(Your task) Will you output the lines between the ones holding "Output the web" and "vfcFF2, vfcFF3, vfcFF4];", inclusive, exactly as they stand, and only those lines, with the pictures left out?
[START OF Records for the exercise]
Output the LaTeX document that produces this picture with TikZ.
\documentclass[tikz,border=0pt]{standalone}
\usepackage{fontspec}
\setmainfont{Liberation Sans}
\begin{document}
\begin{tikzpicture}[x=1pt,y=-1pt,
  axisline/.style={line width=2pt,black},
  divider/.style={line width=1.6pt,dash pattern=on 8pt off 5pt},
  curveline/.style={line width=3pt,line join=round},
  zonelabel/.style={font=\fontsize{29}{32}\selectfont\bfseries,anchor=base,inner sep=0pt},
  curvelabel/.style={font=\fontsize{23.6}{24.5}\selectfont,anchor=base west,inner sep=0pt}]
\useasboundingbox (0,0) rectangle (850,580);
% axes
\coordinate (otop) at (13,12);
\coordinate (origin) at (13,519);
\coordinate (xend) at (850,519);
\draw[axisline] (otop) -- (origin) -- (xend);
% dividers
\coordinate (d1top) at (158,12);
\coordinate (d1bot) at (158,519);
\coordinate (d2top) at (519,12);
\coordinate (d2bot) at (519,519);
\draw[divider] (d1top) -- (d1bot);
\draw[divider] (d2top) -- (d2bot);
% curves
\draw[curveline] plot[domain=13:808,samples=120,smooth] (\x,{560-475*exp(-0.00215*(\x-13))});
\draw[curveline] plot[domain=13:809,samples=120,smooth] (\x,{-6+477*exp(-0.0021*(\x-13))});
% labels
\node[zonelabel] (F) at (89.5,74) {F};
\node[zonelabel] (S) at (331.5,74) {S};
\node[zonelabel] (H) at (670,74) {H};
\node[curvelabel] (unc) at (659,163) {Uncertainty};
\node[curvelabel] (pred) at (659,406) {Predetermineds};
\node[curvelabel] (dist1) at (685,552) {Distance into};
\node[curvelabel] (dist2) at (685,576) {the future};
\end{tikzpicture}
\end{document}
[END OF Records for the exercise]
[START OF Records for the exercise]
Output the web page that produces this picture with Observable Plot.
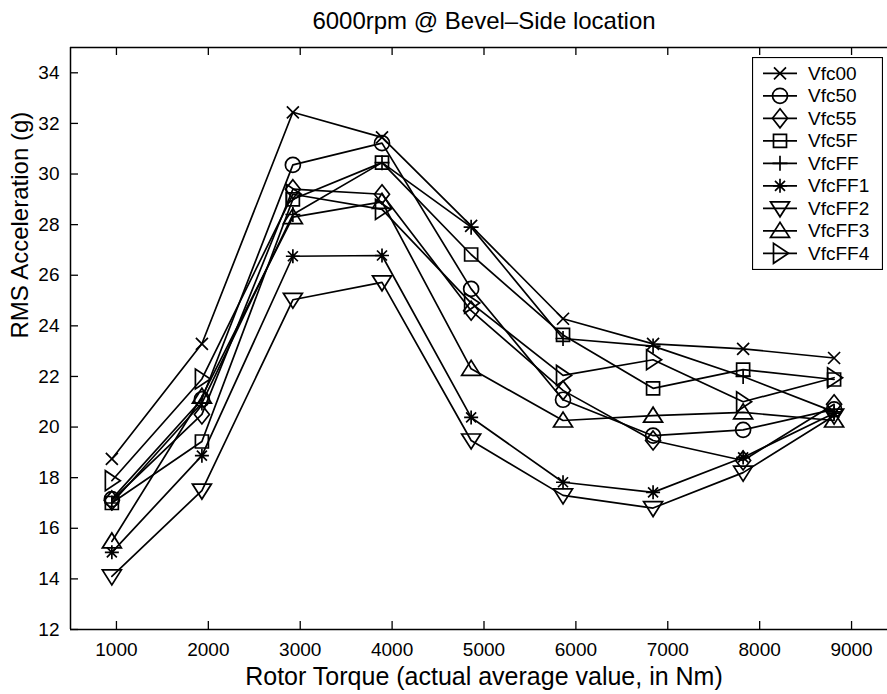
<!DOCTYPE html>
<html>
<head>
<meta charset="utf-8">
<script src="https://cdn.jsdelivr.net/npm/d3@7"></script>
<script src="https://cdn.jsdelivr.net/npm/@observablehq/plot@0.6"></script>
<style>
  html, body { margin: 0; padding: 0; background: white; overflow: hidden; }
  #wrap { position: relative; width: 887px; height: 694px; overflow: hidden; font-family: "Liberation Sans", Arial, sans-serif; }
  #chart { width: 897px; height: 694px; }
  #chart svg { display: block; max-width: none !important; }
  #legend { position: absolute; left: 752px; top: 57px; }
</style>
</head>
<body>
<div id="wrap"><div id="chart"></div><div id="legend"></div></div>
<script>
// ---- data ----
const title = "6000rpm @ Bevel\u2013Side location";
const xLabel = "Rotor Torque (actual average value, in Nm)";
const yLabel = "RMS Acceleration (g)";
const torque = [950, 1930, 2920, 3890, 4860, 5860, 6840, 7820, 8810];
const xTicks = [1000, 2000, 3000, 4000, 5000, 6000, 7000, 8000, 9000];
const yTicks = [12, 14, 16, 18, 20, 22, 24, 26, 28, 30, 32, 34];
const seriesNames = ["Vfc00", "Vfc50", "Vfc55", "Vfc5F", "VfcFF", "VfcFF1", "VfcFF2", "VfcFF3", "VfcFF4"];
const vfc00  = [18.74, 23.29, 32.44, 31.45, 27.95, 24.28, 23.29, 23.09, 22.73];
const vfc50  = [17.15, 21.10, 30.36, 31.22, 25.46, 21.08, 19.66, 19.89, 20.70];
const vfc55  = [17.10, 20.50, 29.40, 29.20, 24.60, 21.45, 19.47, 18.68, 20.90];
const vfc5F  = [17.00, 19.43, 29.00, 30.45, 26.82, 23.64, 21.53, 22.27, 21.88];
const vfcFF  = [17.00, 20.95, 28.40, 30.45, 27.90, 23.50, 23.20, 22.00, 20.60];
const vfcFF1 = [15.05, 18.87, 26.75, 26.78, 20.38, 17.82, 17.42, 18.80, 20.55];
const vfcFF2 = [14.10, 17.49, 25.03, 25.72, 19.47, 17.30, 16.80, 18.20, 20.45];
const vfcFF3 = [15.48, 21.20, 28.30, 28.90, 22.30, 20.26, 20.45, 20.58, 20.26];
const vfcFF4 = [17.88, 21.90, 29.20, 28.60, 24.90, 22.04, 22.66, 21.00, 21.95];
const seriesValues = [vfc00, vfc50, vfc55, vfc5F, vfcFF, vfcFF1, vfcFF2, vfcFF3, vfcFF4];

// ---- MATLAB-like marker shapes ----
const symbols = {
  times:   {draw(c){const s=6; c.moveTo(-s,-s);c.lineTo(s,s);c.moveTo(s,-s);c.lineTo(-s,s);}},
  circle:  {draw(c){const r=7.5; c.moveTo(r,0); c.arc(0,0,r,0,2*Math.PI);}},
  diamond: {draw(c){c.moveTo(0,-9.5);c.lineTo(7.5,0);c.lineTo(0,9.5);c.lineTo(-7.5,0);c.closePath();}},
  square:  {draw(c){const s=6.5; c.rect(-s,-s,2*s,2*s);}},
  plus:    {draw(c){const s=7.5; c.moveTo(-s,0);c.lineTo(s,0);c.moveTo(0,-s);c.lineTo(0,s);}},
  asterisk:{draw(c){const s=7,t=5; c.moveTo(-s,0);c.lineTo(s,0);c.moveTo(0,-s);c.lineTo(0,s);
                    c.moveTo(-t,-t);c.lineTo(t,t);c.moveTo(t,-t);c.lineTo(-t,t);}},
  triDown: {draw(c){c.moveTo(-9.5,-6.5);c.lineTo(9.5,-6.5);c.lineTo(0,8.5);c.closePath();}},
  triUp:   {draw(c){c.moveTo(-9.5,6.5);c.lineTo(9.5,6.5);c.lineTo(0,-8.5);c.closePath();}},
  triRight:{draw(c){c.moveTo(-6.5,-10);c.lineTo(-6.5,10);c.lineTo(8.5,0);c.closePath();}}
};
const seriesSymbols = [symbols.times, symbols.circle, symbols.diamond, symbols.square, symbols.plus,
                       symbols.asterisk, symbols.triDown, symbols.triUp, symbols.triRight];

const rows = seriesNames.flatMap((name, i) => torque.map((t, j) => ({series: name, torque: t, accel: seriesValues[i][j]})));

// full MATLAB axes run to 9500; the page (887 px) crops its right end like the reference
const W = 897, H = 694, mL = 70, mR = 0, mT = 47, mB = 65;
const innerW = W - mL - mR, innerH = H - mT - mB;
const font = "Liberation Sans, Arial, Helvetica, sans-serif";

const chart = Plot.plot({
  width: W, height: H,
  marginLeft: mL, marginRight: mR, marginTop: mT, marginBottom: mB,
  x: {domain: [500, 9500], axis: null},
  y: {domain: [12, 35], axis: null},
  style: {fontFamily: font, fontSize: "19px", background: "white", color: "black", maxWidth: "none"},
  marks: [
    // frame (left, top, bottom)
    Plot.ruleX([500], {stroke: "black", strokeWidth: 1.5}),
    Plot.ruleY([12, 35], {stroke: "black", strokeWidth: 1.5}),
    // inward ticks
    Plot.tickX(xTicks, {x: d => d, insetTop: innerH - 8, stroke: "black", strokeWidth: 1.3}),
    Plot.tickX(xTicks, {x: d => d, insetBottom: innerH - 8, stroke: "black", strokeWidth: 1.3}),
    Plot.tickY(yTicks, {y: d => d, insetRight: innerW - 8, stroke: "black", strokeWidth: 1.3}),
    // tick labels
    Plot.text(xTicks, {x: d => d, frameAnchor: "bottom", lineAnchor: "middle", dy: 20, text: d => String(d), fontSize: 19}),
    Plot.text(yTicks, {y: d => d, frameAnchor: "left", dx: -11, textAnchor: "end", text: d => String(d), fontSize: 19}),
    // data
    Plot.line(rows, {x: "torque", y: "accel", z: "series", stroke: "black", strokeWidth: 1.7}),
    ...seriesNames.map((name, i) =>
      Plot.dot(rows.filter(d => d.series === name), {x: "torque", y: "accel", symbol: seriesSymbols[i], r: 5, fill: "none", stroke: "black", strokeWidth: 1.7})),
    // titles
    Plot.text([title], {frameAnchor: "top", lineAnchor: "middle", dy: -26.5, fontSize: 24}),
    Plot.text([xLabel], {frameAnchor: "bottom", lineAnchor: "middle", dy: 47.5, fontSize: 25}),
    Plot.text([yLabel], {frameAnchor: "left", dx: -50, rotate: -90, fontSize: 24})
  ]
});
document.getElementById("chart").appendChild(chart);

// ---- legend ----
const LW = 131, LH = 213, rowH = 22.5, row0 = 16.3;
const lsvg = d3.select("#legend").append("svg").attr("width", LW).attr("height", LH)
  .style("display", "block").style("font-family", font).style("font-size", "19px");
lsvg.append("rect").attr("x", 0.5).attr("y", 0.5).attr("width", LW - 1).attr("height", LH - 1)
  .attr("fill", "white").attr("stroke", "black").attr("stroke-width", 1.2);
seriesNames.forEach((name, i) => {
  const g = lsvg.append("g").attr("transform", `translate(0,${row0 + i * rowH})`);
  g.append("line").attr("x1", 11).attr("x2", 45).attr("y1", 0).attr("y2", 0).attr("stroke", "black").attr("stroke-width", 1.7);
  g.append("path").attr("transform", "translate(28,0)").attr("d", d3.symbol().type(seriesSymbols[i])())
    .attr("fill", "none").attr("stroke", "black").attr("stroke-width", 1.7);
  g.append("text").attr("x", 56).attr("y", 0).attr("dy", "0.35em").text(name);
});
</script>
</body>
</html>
[END OF Records for the exercise]
[START OF Records for the exercise]
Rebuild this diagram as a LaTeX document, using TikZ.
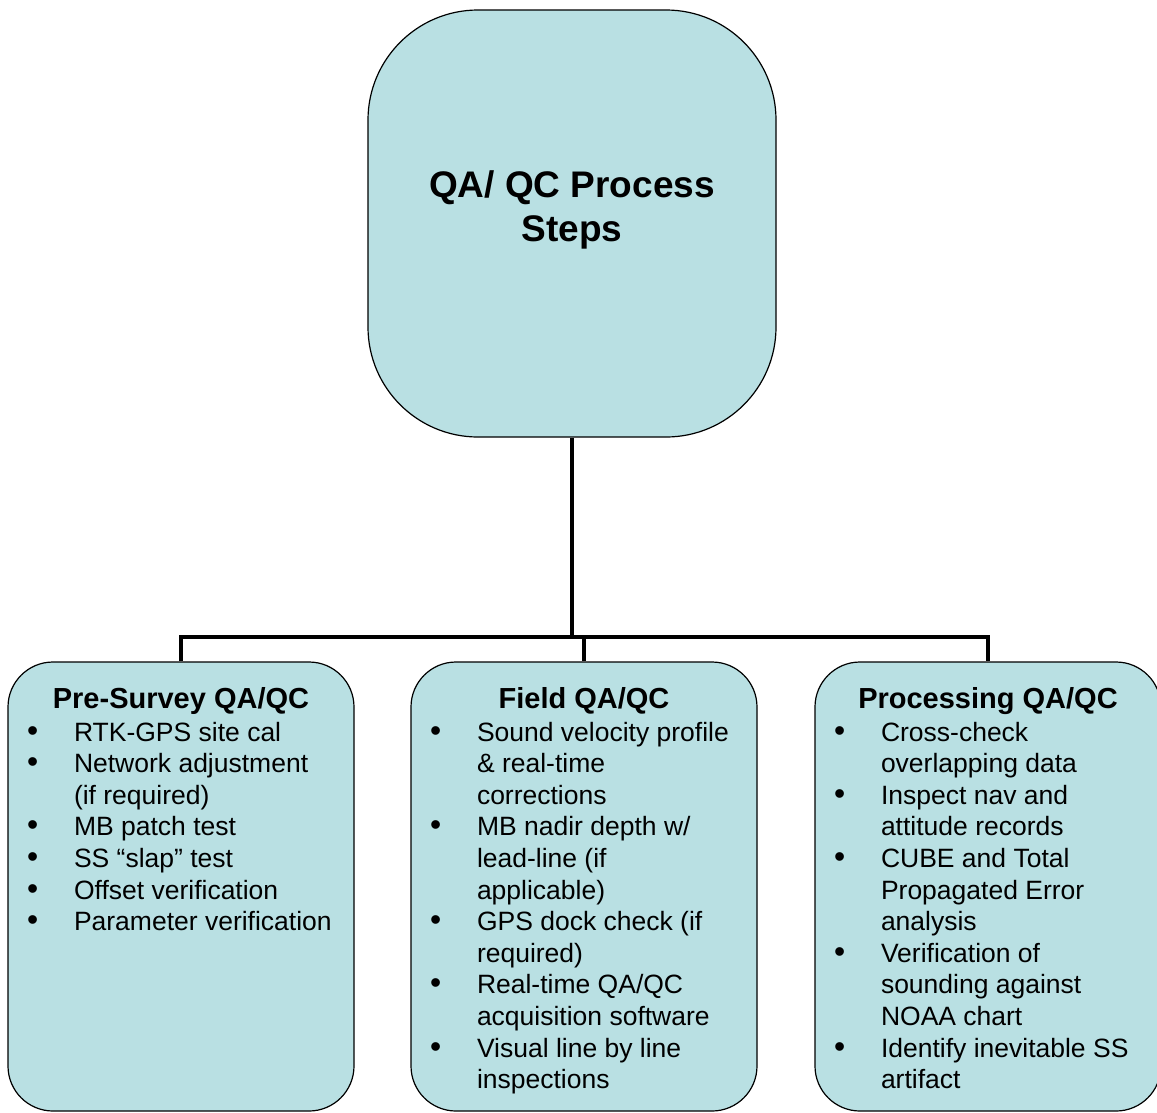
[END OF Records for the exercise]
(Final result)
Output the web page that produces this picture with Observable Plot.
<!DOCTYPE html>
<html>
<head>
<meta charset="utf-8">
<script src="https://cdn.jsdelivr.net/npm/d3@7"></script>
<script src="https://cdn.jsdelivr.net/npm/@observablehq/plot@0.6"></script>
<style>
  html, body { margin: 0; padding: 0; background: white; overflow: hidden; }
  #wrap { position: relative; width: 887px; height: 694px; overflow: hidden; font-family: "Liberation Sans", Arial, sans-serif; }
  #chart { width: 897px; height: 694px; }
  #chart svg { display: block; max-width: none !important; }
  #legend { position: absolute; left: 752px; top: 57px; }
</style>
</head>
<body>
<div id="wrap"><div id="chart"></div><div id="legend"></div></div>
<script>
// ---- data ----
const title = "6000rpm @ Bevel\u2013Side location";
const xLabel = "Rotor Torque (actual average value, in Nm)";
const yLabel = "RMS Acceleration (g)";
const torque = [950, 1930, 2920, 3890, 4860, 5860, 6840, 7820, 8810];
const xTicks = [1000, 2000, 3000, 4000, 5000, 6000, 7000, 8000, 9000];
const yTicks = [12, 14, 16, 18, 20, 22, 24, 26, 28, 30, 32, 34];
const seriesNames = ["Vfc00", "Vfc50", "Vfc55", "Vfc5F", "VfcFF", "VfcFF1", "VfcFF2", "VfcFF3", "VfcFF4"];
const vfc00  = [18.74, 23.29, 32.44, 31.45, 27.95, 24.28, 23.29, 23.09, 22.73];
const vfc50  = [17.15, 21.10, 30.36, 31.22, 25.46, 21.08, 19.66, 19.89, 20.70];
const vfc55  = [17.10, 20.50, 29.40, 29.20, 24.60, 21.45, 19.47, 18.68, 20.90];
const vfc5F  = [17.00, 19.43, 29.00, 30.45, 26.82, 23.64, 21.53, 22.27, 21.88];
const vfcFF  = [17.00, 20.95, 28.40, 30.45, 27.90, 23.50, 23.20, 22.00, 20.60];
const vfcFF1 = [15.05, 18.87, 26.75, 26.78, 20.38, 17.82, 17.42, 18.80, 20.55];
const vfcFF2 = [14.10, 17.49, 25.03, 25.72, 19.47, 17.30, 16.80, 18.20, 20.45];
const vfcFF3 = [15.48, 21.20, 28.30, 28.90, 22.30, 20.26, 20.45, 20.58, 20.26];
const vfcFF4 = [17.88, 21.90, 29.20, 28.60, 24.90, 22.04, 22.66, 21.00, 21.95];
const seriesValues = [vfc00, vfc50, vfc55, vfc5F, vfcFF, vfcFF1, vfcFF2, vfcFF3, vfcFF4];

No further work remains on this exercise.